One of my favorite recent examples of how the Lost Soul can be played against type while still having the core of the archetype is on the TV series House. House himself looks like a Lost Soul, wearing his pain on his sleeve, with his damaged leg, addiction to painkillers, and few friends (House is a Professor, since he’s even stated outright that what drives him is the need to be right, to have the answer), but the real Lost Soul in that cast is Dr. Chase, the young Australian. He’s blond, where most Lost Souls tend to be dark-haired, he’s generally pretty good-natured, has a sense of humor, and he doesn’t wear much black (usually he wears frighteningly mismatched things in bright or light colors).
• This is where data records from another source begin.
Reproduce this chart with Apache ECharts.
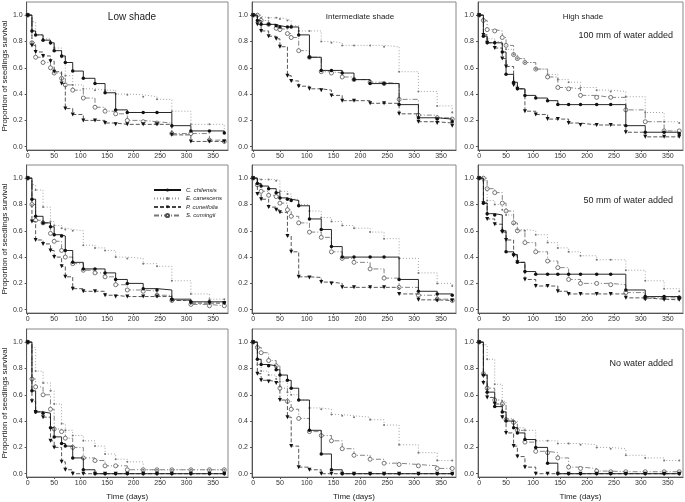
<!DOCTYPE html>
<html><head><meta charset="utf-8">
<script src="https://cdn.jsdelivr.net/npm/echarts@6/dist/echarts.min.js"></script>
<style>html,body{margin:0;padding:0;background:#fff}#c{width:685px;height:502px}</style>
</head><body><div id="c"></div>
<script>
// Observation times (days)
const times = [0, 8, 15, 29, 43, 50, 64, 71, 85, 105, 127, 146, 166, 188, 218, 244, 272, 308, 343, 371];
const xTicks = [0, 50, 100, 150, 200, 250, 300, 350];
const yTicks = [0, 0.2, 0.4, 0.6, 0.8, 1.0];
const species = ['C. chilensis', 'E. canescens', 'P. cuneifolia', 'S. cumingii'];
const shadeTitles = ['Low shade', 'Intermediate shade', 'High shade'];
const waterTitles = ['100 mm of water added', '50 mm of water added', 'No water added'];

// ---- 100 mm water ----
const low100_chil = [1, 0.88, 0.85, 0.81, 0.79, 0.73, 0.69, 0.64, 0.575, 0.52, 0.48, 0.41, 0.28, 0.26, 0.26, 0.26, 0.16, 0.12, 0.12, 0.105];
const low100_cane = [1, 0.95, 0.85, 0.82, 0.78, 0.75, 0.68, 0.54, 0.47, 0.44, 0.43, 0.43, 0.40, 0.395, 0.38, 0.36, 0.27, 0.17, 0.17, 0.11];
const low100_cune = [1, 0.77, 0.72, 0.69, 0.65, 0.57, 0.48, 0.29, 0.245, 0.20, 0.20, 0.18, 0.17, 0.17, 0.17, 0.17, 0.09, 0.04, 0.04, 0.04];
const low100_cumi = [1, 0.79, 0.68, 0.64, 0.60, 0.56, 0.52, 0.47, 0.43, 0.37, 0.30, 0.27, 0.25, 0.20, 0.19, 0.18, 0.10, 0.10, 0.05, 0.04];

const int100_chil = [1, 0.96, 0.93, 0.93, 0.92, 0.91, 0.91, 0.91, 0.85, 0.68, 0.58, 0.58, 0.56, 0.51, 0.48, 0.48, 0.32, 0.22, 0.21, 0.19];
const int100_cane = [1, 0.99, 0.98, 0.98, 0.98, 0.97, 0.96, 0.92, 0.88, 0.88, 0.80, 0.79, 0.77, 0.77, 0.77, 0.76, 0.57, 0.42, 0.31, 0.26];
const int100_cune = [1, 0.93, 0.88, 0.84, 0.82, 0.76, 0.54, 0.50, 0.46, 0.44, 0.43, 0.39, 0.35, 0.35, 0.33, 0.33, 0.25, 0.19, 0.18, 0.16];
const int100_cumi = [1, 1.0, 0.96, 0.93, 0.90, 0.89, 0.86, 0.83, 0.73, 0.68, 0.57, 0.56, 0.53, 0.51, 0.49, 0.48, 0.36, 0.24, 0.22, 0.21];

const high100_chil = [1, 0.84, 0.79, 0.79, 0.72, 0.55, 0.49, 0.44, 0.39, 0.37, 0.35, 0.32, 0.32, 0.32, 0.32, 0.32, 0.16, 0.11, 0.11, 0.10];
const high100_cane = [1, 0.85, 0.82, 0.80, 0.78, 0.74, 0.70, 0.67, 0.64, 0.59, 0.55, 0.51, 0.49, 0.45, 0.43, 0.42, 0.38, 0.26, 0.19, 0.18];
const high100_cune = [1, 0.85, 0.79, 0.75, 0.67, 0.61, 0.47, 0.44, 0.27, 0.245, 0.21, 0.21, 0.18, 0.165, 0.165, 0.165, 0.11, 0.075, 0.075, 0.075];
const high100_cumi = [1, 0.96, 0.89, 0.88, 0.83, 0.77, 0.70, 0.67, 0.64, 0.59, 0.53, 0.45, 0.44, 0.39, 0.375, 0.375, 0.28, 0.19, 0.12, 0.12];

// ---- 50 mm water ----
const low50_chil = [1, 0.84, 0.71, 0.66, 0.63, 0.57, 0.56, 0.45, 0.36, 0.31, 0.31, 0.28, 0.23, 0.20, 0.16, 0.15, 0.08, 0.06, 0.06, 0.055];
const low50_cane = [1, 0.95, 0.91, 0.78, 0.67, 0.64, 0.62, 0.61, 0.60, 0.49, 0.47, 0.45, 0.40, 0.39, 0.35, 0.33, 0.22, 0.12, 0.08, 0.08];
const low50_cune = [1, 0.67, 0.53, 0.50, 0.45, 0.40, 0.33, 0.25, 0.16, 0.14, 0.14, 0.11, 0.10, 0.10, 0.10, 0.10, 0.07, 0.05, 0.05, 0.05];
const low50_cumi = [1, 0.80, 0.68, 0.66, 0.58, 0.52, 0.45, 0.40, 0.35, 0.30, 0.28, 0.25, 0.19, 0.15, 0.14, 0.11, 0.07, 0.04, 0.03, 0.03];

const int50_chil = [1, 0.96, 0.94, 0.92, 0.89, 0.85, 0.84, 0.83, 0.79, 0.69, 0.61, 0.48, 0.40, 0.40, 0.40, 0.40, 0.23, 0.14, 0.12, 0.11];
const int50_cane = [1, 0.99, 0.99, 0.99, 0.98, 0.90, 0.88, 0.84, 0.80, 0.75, 0.70, 0.67, 0.64, 0.62, 0.59, 0.54, 0.39, 0.28, 0.20, 0.18];
const int50_cune = [1, 0.88, 0.84, 0.78, 0.76, 0.74, 0.56, 0.44, 0.25, 0.245, 0.21, 0.20, 0.17, 0.17, 0.17, 0.17, 0.12, 0.075, 0.07, 0.07];
const int50_cumi = [1, 0.95, 0.90, 0.87, 0.86, 0.81, 0.76, 0.71, 0.66, 0.59, 0.55, 0.44, 0.39, 0.36, 0.31, 0.24, 0.17, 0.11, 0.08, 0.07];

const high50_chil = [1, 0.81, 0.73, 0.72, 0.60, 0.44, 0.42, 0.36, 0.29, 0.27, 0.27, 0.27, 0.27, 0.27, 0.27, 0.27, 0.15, 0.10, 0.10, 0.095];
const high50_cane = [1, 0.98, 0.83, 0.80, 0.76, 0.72, 0.65, 0.61, 0.60, 0.57, 0.51, 0.47, 0.44, 0.41, 0.38, 0.38, 0.30, 0.22, 0.16, 0.14];
const high50_cune = [1, 0.81, 0.69, 0.65, 0.59, 0.53, 0.41, 0.36, 0.23, 0.18, 0.18, 0.14, 0.12, 0.12, 0.12, 0.12, 0.09, 0.08, 0.075, 0.075];
const high50_cumi = [1, 1.0, 0.92, 0.89, 0.81, 0.75, 0.66, 0.60, 0.51, 0.44, 0.37, 0.32, 0.23, 0.20, 0.20, 0.19, 0.13, 0.09, 0.09, 0.09];

// ---- No water ----
const low0_chil = [1, 0.63, 0.47, 0.46, 0.35, 0.28, 0.23, 0.21, 0.12, 0.03, 0, 0, 0, 0, 0, 0, 0, 0, 0, 0];
const low0_cane = [1, 0.96, 0.78, 0.69, 0.63, 0.53, 0.38, 0.33, 0.29, 0.25, 0.21, 0.15, 0.11, 0.09, 0.03, 0.03, 0.03, 0.03, 0.03, 0.03];
const low0_cune = [1, 0.55, 0.47, 0.43, 0.25, 0.20, 0.09, 0.03, 0, 0, 0, 0, 0, 0, 0, 0, 0, 0, 0, 0];
const low0_cumi = [1, 0.72, 0.66, 0.60, 0.49, 0.34, 0.32, 0.27, 0.20, 0.12, 0.10, 0.06, 0.06, 0.03, 0.03, 0.03, 0.03, 0.03, 0.03, 0.03];

const int0_chil = [1, 0.87, 0.83, 0.82, 0.79, 0.75, 0.71, 0.65, 0.56, 0.33, 0.15, 0.03, 0, 0, 0, 0, 0, 0, 0, 0];
const int0_cane = [1, 0.83, 0.78, 0.75, 0.72, 0.70, 0.62, 0.60, 0.56, 0.50, 0.49, 0.45, 0.44, 0.43, 0.41, 0.37, 0.22, 0.16, 0.10, 0.10];
const int0_cune = [1, 0.76, 0.71, 0.70, 0.69, 0.56, 0.43, 0.21, 0.05, 0.03, 0, 0, 0, 0, 0, 0, 0, 0, 0, 0];
const int0_cumi = [1, 0.96, 0.92, 0.86, 0.82, 0.65, 0.55, 0.49, 0.42, 0.32, 0.29, 0.25, 0.19, 0.14, 0.11, 0.08, 0.07, 0.06, 0.04, 0.04];

const high0_chil = [1, 0.75, 0.62, 0.51, 0.47, 0.40, 0.35, 0.31, 0.26, 0.20, 0.08, 0, 0, 0, 0, 0, 0, 0, 0, 0];
const high0_cane = [1, 0.98, 0.87, 0.68, 0.55, 0.42, 0.40, 0.35, 0.33, 0.25, 0.25, 0.23, 0.23, 0.22, 0.20, 0.19, 0.14, 0.12, 0.10, 0.10];
const high0_cune = [1, 0.69, 0.58, 0.53, 0.43, 0.31, 0.21, 0.13, 0.05, 0, 0, 0, 0, 0, 0, 0, 0, 0, 0, 0];
const high0_cumi = [1, 0.76, 0.65, 0.56, 0.53, 0.41, 0.39, 0.33, 0.24, 0.17, 0.16, 0.12, 0.05, 0.04, 0.02, 0.015, 0.015, 0.015, 0.015, 0.015];

const panels = [
  [low100_chil, low100_cane, low100_cune, low100_cumi],
  [int100_chil, int100_cane, int100_cune, int100_cumi],
  [high100_chil, high100_cane, high100_cune, high100_cumi],
  [low50_chil, low50_cane, low50_cune, low50_cumi],
  [int50_chil, int50_cane, int50_cune, int50_cumi],
  [high50_chil, high50_cane, high50_cune, high50_cumi],
  [low0_chil, low0_cane, low0_cune, low0_cumi],
  [int0_chil, int0_cane, int0_cune, int0_cumi],
  [high0_chil, high0_cane, high0_cune, high0_cumi]
];

const FONT = 'Liberation Sans, Arial, sans-serif';
const colLeft = [26, 252, 478];
const colWidth = [202, 204, 205];
const rowTop = [2, 165, 329];
const gridH = 148;

const styles = [
  {color: '#111', type: 'solid', symbol: 'circle', size: 3.5, fill: '#111', border: '#111'},
  {color: '#999', type: [1, 2], symbol: 'circle', size: 2, fill: '#777', border: '#777'},
  {color: '#444', type: [4, 2], symbol: 'triangle', size: 4, fill: '#111', border: '#111'},
  {color: '#777', type: [5, 2, 1, 2], symbol: 'circle', size: 4, fill: '#fff', border: '#555'}
];

const grids = [], xAxes = [], yAxes = [], series = [], titles = [];
panels.forEach((pd, i) => {
  const r = Math.floor(i / 3), c = i % 3;
  grids.push({left: colLeft[c], top: rowTop[r], width: colWidth[c], height: gridH,
    show: true, borderColor: '#888', borderWidth: 1, backgroundColor: 'transparent'});
  xAxes.push({type: 'value', gridIndex: i, min: -2, max: 378,
    axisLine: {show: true, onZero: false, lineStyle: {color: '#555'}},
    axisTick: {show: true, length: 2, customValues: xTicks, lineStyle: {color: '#555'}},
    axisLabel: {fontSize: 7, color: '#333', margin: 3, fontFamily: FONT, customValues: xTicks},
    splitLine: {show: false},
    name: r === 2 ? 'Time (days)' : '', nameLocation: 'middle', nameGap: 16,
    nameTextStyle: {fontSize: 8, color: '#222', fontFamily: FONT}});
  yAxes.push({type: 'value', gridIndex: i, min: -0.025, max: 1.1,
    axisLine: {show: true, onZero: false, lineStyle: {color: '#555'}},
    axisTick: {show: true, length: 2, customValues: yTicks, lineStyle: {color: '#555'}},
    axisLabel: {fontSize: 7, color: '#333', margin: 4, fontFamily: FONT, customValues: yTicks,
      formatter: v => v.toFixed(1)},
    splitLine: {show: false},
    name: c === 0 ? 'Proportion of seedlings survival' : '', nameLocation: 'middle', nameGap: 15,
    nameTextStyle: {fontSize: 8, color: '#222', fontFamily: FONT}});
  pd.forEach((vals, s) => {
    const st = styles[s];
    series.push({name: species[s], type: 'line', step: 'end', xAxisIndex: i, yAxisIndex: i,
      data: times.map((t, k) => [t, vals[k]]),
      symbol: st.symbol, symbolSize: st.size, symbolRotate: s === 2 ? 180 : 0,
      showAllSymbol: true, animation: false, z: 10 - s,
      lineStyle: {color: st.color, width: 0.9, type: st.type},
      itemStyle: {color: st.fill, borderColor: st.border, borderWidth: s === 3 ? 0.8 : 0},
      emphasis: {disabled: true}});
  });
});

// panel titles
titles.push({text: shadeTitles[0], left: 127, top: 7, textAlign: 'center',
  textStyle: {fontSize: 10, fontWeight: 'normal', color: '#222', fontFamily: FONT}});
titles.push({text: shadeTitles[1], left: 355, top: 8, textAlign: 'center',
  textStyle: {fontSize: 8, fontWeight: 'normal', color: '#222', fontFamily: FONT}});
titles.push({text: shadeTitles[2], left: 578, top: 8, textAlign: 'center',
  textStyle: {fontSize: 8, fontWeight: 'normal', color: '#222', fontFamily: FONT}});
titles.push({text: waterTitles[0], right: 7, top: 26,
  textStyle: {fontSize: 9, fontWeight: 'normal', color: '#222', fontFamily: FONT}});
titles.push({text: waterTitles[1], right: 7, top: 191,
  textStyle: {fontSize: 9, fontWeight: 'normal', color: '#222', fontFamily: FONT}});
titles.push({text: waterTitles[2], right: 7, top: 354,
  textStyle: {fontSize: 9, fontWeight: 'normal', color: '#222', fontFamily: FONT}});

const chart = echarts.init(document.getElementById('c'), null, {renderer: 'canvas'});
chart.setOption({
  animation: false,
  backgroundColor: '#fff',
  title: titles,
  legend: {data: species, orient: 'vertical', left: 153, top: 187, itemWidth: 27, itemHeight: 4,
    itemGap: 2.5, padding: 0, selectedMode: false,
    textStyle: {fontSize: 6, fontStyle: 'italic', color: '#222', fontFamily: FONT, padding: [0, 0, 0, 0]}},
  grid: grids, xAxis: xAxes, yAxis: yAxes, series: series
});
</script></body></html>
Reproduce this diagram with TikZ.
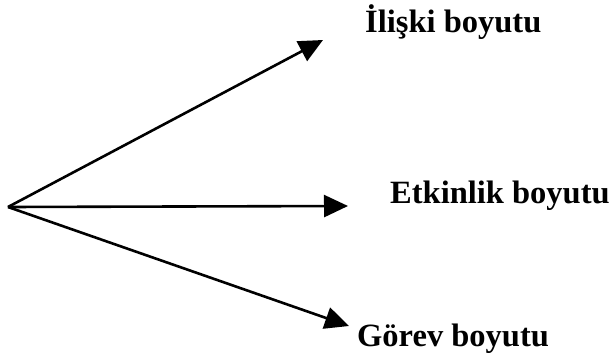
\documentclass[tikz,border=0pt]{standalone}
\usepackage{fontspec}
\setmainfont{Liberation Serif}
\usetikzlibrary{arrows.meta}
\begin{document}
\begin{tikzpicture}[x=1pt,y=-1pt,
  arr/.style={line width=2.6pt,-{Triangle[length=24pt,width=22pt]}},
  lbl/.style={anchor=base west,inner sep=0pt,font=\fontsize{32.5}{38}\selectfont\bfseries}]
\useasboundingbox (0,0) rectangle (609,353);
\coordinate (o) at (8,207);
\coordinate (t1) at (323,40);
\coordinate (t2) at (348,206);
\coordinate (t3) at (349,326);
\draw[arr] (o) -- (t1);
\draw[arr] (o) -- (t2);
\draw[arr] (o) -- (t3);
\node[lbl] (a) at (365,33) {İlişki boyutu};
\node[lbl] (b) at (390,203) {Etkinlik boyutu};
\node[lbl] (c) at (357,346) {Görev boyutu};
\end{tikzpicture}
\end{document}
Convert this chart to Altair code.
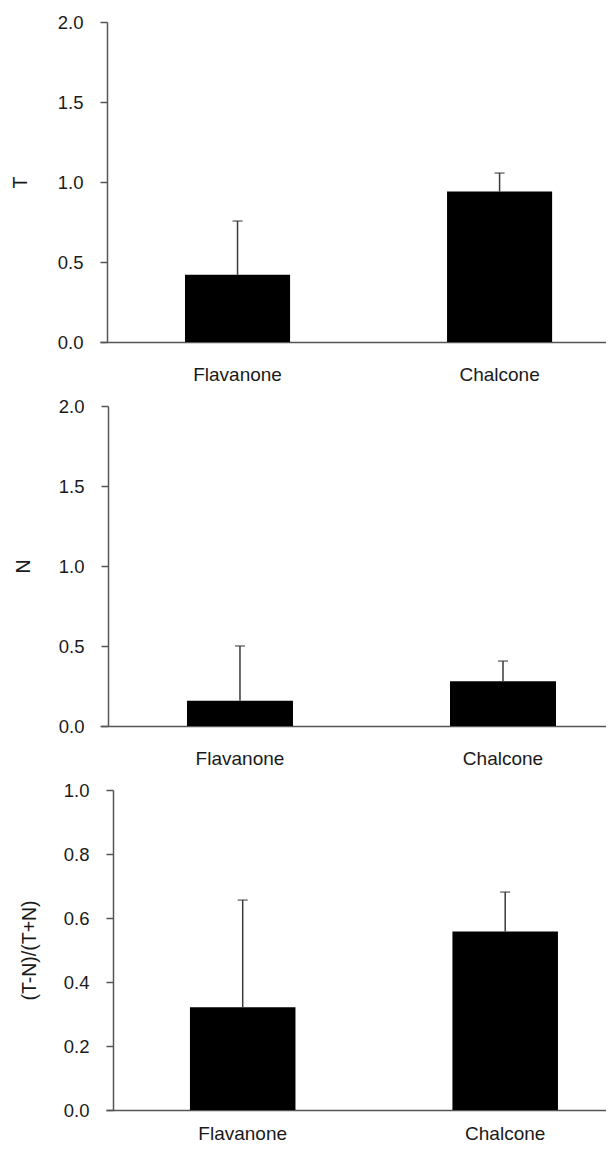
import altair as alt
import pandas as pd

categories = ["Flavanone", "Chalcone"]

t_mean = [0.42, 0.94]
t_sd = [0.336, 0.116]

n_mean = [0.158, 0.28]
n_sd = [0.342, 0.126]

r_mean = [0.321, 0.558]
r_sd = [0.335, 0.123]

t_ticks = [0.0, 0.5, 1.0, 1.5, 2.0]
n_ticks = [0.0, 0.5, 1.0, 1.5, 2.0]
r_ticks = [0.0, 0.2, 0.4, 0.6, 0.8, 1.0]

FONT = "Liberation Sans"
AX = "#555555"
TXT = "#1a1a1a"
ERR = "#3a3a3a"

W, H = 506, 320


def panel(title, mean, sd, domain, ticks, axis_offset, title_x, xrange, pi, po, al,
          label_pad=23, anchor=False):
    df = pd.DataFrame({"cat": categories, "mean": mean, "sd": sd})
    df["up"] = df["mean"] + df["sd"]
    xscale = alt.Scale(range=xrange, paddingInner=pi, paddingOuter=po, align=al)
    x = alt.X(
        "cat:N",
        sort=categories,
        scale=xscale,
        axis=alt.Axis(
            title=None, labelAngle=0, ticks=False, tickSize=0, labelPadding=label_pad,
            labelFontSize=19, labelFont=FONT, labelColor=TXT,
            domainColor=AX, domainWidth=1.5, grid=False,
        ),
    )
    y = alt.Y(
        "mean:Q",
        scale=alt.Scale(domain=domain, nice=False, zero=True),
        axis=alt.Axis(
            values=ticks, format=".1f", title=title,
            titleX=title_x, titleY=H / 2, titleAngle=-90, titleBaseline="middle",
            titleAlign="center", titleFontSize=19.5, titleFont=FONT,
            titleFontWeight="normal", titleColor=TXT,
            offset=axis_offset, tickSize=7, tickColor=AX, tickWidth=1.5,
            domainColor=AX, domainWidth=1.5, labelFontSize=18.5, labelPadding=17,
            labelFont=FONT, labelColor=TXT, grid=False,
        ),
    )
    base = alt.Chart(df)
    bars = base.mark_bar(color="black").encode(x=x, y=y)
    err = base.mark_rule(color=ERR, strokeWidth=1.5).encode(
        x=alt.X("cat:N", sort=categories), y="mean:Q", y2="up:Q"
    )
    cap = base.mark_tick(color=ERR, size=10, thickness=1.5, orient="horizontal").encode(
        x=alt.X("cat:N", sort=categories), y="up:Q"
    )
    layers = [bars, err, cap]
    if anchor:
        inv = base.mark_rule(opacity=0, strokeWidth=0).encode(
            x=alt.value(-92), x2=alt.value(-91), y=alt.value(-14)
        )
        layers.append(inv)
    return alt.layer(*layers).properties(width=W, height=H)


p1 = panel("T", t_mean, t_sd, [0, 2], t_ticks, -7, -87, [0, 506], 0.599, 0.265, 0.612, anchor=True)
p2 = panel("N", n_mean, n_sd, [0, 2], n_ticks, -8, -85, [0, 506], 0.597, 0.2604, 0.635)
p3 = panel("(T-N)/(T+N)", r_mean, r_sd, [0, 1], r_ticks, -13, -84, [6, 506], 0.598, 0.2514, 0.636,
           label_pad=14)

chart = (
    alt.vconcat(p1, p2, p3, spacing=64, bounds="flush")
    .properties(padding=0, background="white")
    .configure_view(strokeWidth=0)
)

chart.save("out.html", embed_options={"renderer": "svg", "actions": False})
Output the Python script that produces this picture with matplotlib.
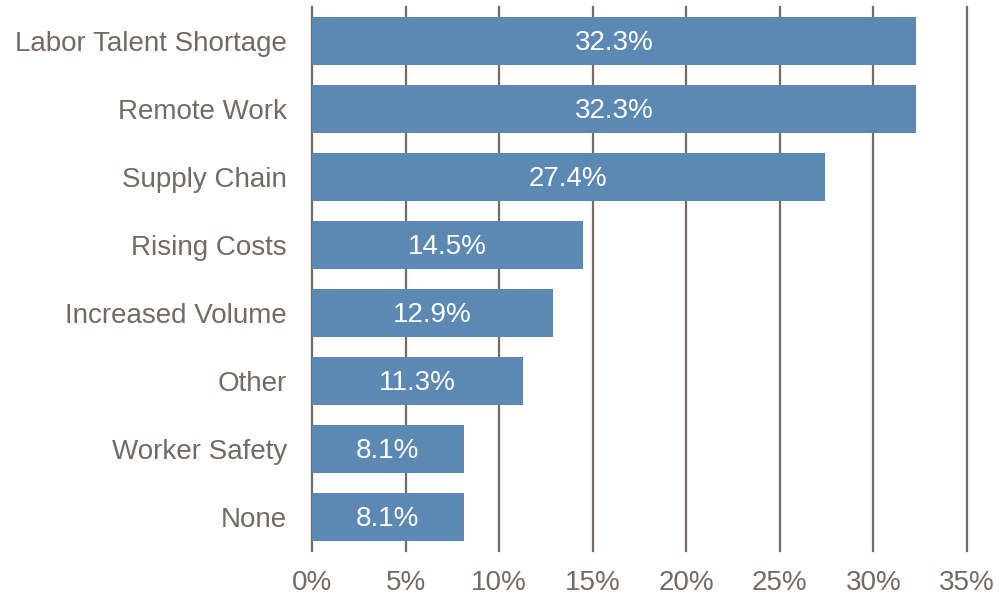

But the more we learned about the character, the more Lost Soul he appeared — his mother was an alcoholic and drank herself to death while he was still in his teens, his father left him alone with the alcoholic mother to be her primary caregiver as she drank herself to death, his father died without telling him he was sick and cut him out of his will, he initially wanted to be a priest but somehow felt he failed a test of faith and is still struggling with his faith, he’s utterly alone in the world and very far from home, and because his father was an immigrant, he doesn’t even have a lot of roots in his home country. For whatever reason, he seemed to have decided that the hospital is “home,” and when his place there was threatened in the first season, he was willing to take pretty drastic action to save his job, even turning on his boss to do so. He doesn’t trust anyone else to have his back, and he tends to keep his head down and stay out of conflicts rather than rocking the boat. What he wanted more than anything is House’s approval (and how bad must his childhood have been for him to fixate on someone like House as his chosen father figure?). All classic Lost Soul, but without fitting almost any of the external stereotypes. He tried hard not to show his pain, to keep his sad past a secret even when others knowing about it would work to his advantage, and he indulged in very little brooding while still having most of his actions driven by that inner need for approval, belonging and acceptance.
So, it is possible to take the core character types and find new and different ways of portraying them that aren’t stereotypical. And then when you are mixing things up like that, it opens the door to using the less common archetypes by putting them in situations you otherwise wouldn’t expect of them.